======== Data rows

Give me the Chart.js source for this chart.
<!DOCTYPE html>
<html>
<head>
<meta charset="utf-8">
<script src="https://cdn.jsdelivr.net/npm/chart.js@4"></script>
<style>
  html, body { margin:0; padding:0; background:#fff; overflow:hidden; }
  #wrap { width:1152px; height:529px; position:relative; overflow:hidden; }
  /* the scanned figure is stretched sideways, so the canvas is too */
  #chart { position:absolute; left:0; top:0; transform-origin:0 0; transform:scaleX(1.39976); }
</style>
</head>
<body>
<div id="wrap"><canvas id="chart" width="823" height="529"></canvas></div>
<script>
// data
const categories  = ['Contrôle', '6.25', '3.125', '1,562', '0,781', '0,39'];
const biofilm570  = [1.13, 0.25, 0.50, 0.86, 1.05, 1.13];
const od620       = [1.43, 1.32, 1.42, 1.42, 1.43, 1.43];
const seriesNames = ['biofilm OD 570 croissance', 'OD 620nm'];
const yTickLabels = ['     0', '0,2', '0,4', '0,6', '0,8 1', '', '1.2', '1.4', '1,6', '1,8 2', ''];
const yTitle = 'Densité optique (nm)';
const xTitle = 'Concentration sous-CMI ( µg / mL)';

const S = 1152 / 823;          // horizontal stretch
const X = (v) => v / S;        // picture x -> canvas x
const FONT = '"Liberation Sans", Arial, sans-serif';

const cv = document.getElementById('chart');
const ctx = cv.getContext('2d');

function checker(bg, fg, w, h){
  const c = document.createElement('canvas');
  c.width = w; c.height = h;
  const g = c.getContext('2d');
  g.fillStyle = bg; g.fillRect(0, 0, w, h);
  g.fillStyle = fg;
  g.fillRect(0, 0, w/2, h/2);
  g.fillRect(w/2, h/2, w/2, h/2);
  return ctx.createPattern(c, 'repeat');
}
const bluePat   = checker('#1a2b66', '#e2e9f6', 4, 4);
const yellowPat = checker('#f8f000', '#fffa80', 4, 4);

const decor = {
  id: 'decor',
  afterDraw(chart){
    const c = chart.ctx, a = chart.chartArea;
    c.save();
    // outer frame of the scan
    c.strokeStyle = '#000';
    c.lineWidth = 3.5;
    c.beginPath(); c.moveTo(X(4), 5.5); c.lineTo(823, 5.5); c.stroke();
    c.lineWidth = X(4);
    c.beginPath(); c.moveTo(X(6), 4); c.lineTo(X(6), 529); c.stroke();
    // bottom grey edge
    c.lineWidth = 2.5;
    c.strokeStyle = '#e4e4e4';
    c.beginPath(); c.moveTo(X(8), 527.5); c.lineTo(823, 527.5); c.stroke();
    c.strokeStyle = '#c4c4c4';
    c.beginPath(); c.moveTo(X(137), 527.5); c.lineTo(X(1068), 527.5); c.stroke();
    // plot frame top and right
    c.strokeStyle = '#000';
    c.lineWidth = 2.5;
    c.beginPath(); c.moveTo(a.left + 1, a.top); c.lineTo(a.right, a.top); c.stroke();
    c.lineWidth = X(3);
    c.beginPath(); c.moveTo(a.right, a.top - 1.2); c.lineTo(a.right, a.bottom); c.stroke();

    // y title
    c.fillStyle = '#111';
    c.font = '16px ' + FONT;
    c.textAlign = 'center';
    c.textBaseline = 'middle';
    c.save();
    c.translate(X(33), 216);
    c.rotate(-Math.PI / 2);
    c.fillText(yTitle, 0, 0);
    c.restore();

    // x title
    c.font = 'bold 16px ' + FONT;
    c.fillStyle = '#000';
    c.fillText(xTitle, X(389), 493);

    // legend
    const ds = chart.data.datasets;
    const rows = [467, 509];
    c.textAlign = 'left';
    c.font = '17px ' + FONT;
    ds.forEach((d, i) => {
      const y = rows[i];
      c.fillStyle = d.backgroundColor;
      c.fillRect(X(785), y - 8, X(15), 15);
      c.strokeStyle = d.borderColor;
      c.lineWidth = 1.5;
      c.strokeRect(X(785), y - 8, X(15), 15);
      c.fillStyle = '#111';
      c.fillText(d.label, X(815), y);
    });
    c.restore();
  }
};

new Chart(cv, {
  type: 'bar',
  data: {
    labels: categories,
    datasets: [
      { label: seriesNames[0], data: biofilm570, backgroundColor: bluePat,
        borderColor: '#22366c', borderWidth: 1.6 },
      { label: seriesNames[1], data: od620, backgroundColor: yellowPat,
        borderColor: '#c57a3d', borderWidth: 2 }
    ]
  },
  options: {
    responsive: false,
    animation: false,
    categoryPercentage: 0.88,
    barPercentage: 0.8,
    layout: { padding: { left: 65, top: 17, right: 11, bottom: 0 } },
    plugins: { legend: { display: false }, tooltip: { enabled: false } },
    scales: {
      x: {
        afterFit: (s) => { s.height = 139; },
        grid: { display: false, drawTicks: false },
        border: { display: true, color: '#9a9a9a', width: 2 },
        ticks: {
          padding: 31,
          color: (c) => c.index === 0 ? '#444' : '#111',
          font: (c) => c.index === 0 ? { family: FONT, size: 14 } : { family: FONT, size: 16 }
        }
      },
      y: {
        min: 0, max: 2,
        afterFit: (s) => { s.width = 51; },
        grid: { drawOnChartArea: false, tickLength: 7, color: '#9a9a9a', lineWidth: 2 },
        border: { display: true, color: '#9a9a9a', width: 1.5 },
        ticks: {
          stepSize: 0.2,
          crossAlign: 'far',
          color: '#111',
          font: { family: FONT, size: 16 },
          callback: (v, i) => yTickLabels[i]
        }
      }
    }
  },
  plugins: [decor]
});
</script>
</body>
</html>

================
======== Data rows

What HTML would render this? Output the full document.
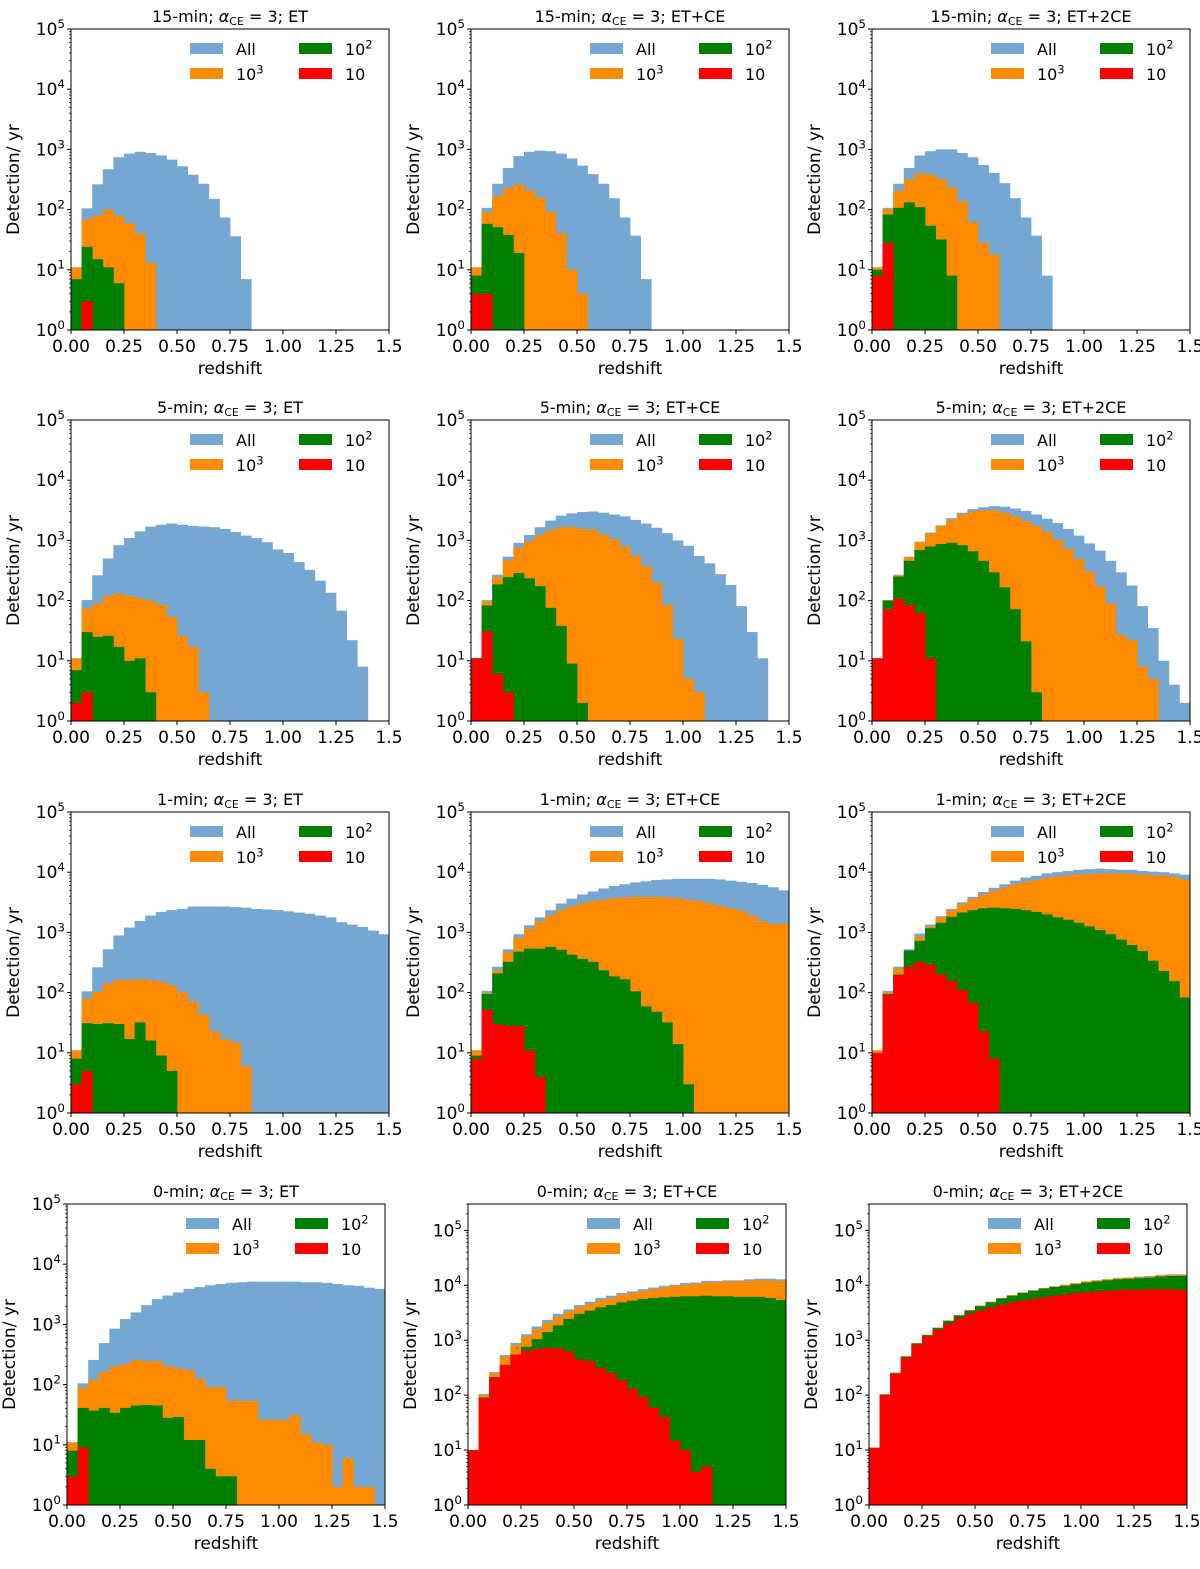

================

(To do) Above are the records; print exactly the lines from the line with "Give me the Chart.js source for this chart." to the line with "const yellowPat = checker('#f8f000', '#fffa80', 4, 4);", including both, and nothing else.

(Exercise response)
Give me the Chart.js source for this chart.
<!DOCTYPE html>
<html>
<head>
<meta charset="utf-8">
<script src="https://cdn.jsdelivr.net/npm/chart.js@4"></script>
<style>
  html, body { margin:0; padding:0; background:#fff; overflow:hidden; }
  #wrap { width:1152px; height:529px; position:relative; overflow:hidden; }
  /* the scanned figure is stretched sideways, so the canvas is too */
  #chart { position:absolute; left:0; top:0; transform-origin:0 0; transform:scaleX(1.39976); }
</style>
</head>
<body>
<div id="wrap"><canvas id="chart" width="823" height="529"></canvas></div>
<script>
// data
const categories  = ['Contrôle', '6.25', '3.125', '1,562', '0,781', '0,39'];
const biofilm570  = [1.13, 0.25, 0.50, 0.86, 1.05, 1.13];
const od620       = [1.43, 1.32, 1.42, 1.42, 1.43, 1.43];
const seriesNames = ['biofilm OD 570 croissance', 'OD 620nm'];
const yTickLabels = ['     0', '0,2', '0,4', '0,6', '0,8 1', '', '1.2', '1.4', '1,6', '1,8 2', ''];
const yTitle = 'Densité optique (nm)';
const xTitle = 'Concentration sous-CMI ( µg / mL)';

const S = 1152 / 823;          // horizontal stretch
const X = (v) => v / S;        // picture x -> canvas x
const FONT = '"Liberation Sans", Arial, sans-serif';

const cv = document.getElementById('chart');
const ctx = cv.getContext('2d');

function checker(bg, fg, w, h){
  const c = document.createElement('canvas');
  c.width = w; c.height = h;
  const g = c.getContext('2d');
  g.fillStyle = bg; g.fillRect(0, 0, w, h);
  g.fillStyle = fg;
  g.fillRect(0, 0, w/2, h/2);
  g.fillRect(w/2, h/2, w/2, h/2);
  return ctx.createPattern(c, 'repeat');
}
const bluePat   = checker('#1a2b66', '#e2e9f6', 4, 4);
const yellowPat = checker('#f8f000', '#fffa80', 4, 4);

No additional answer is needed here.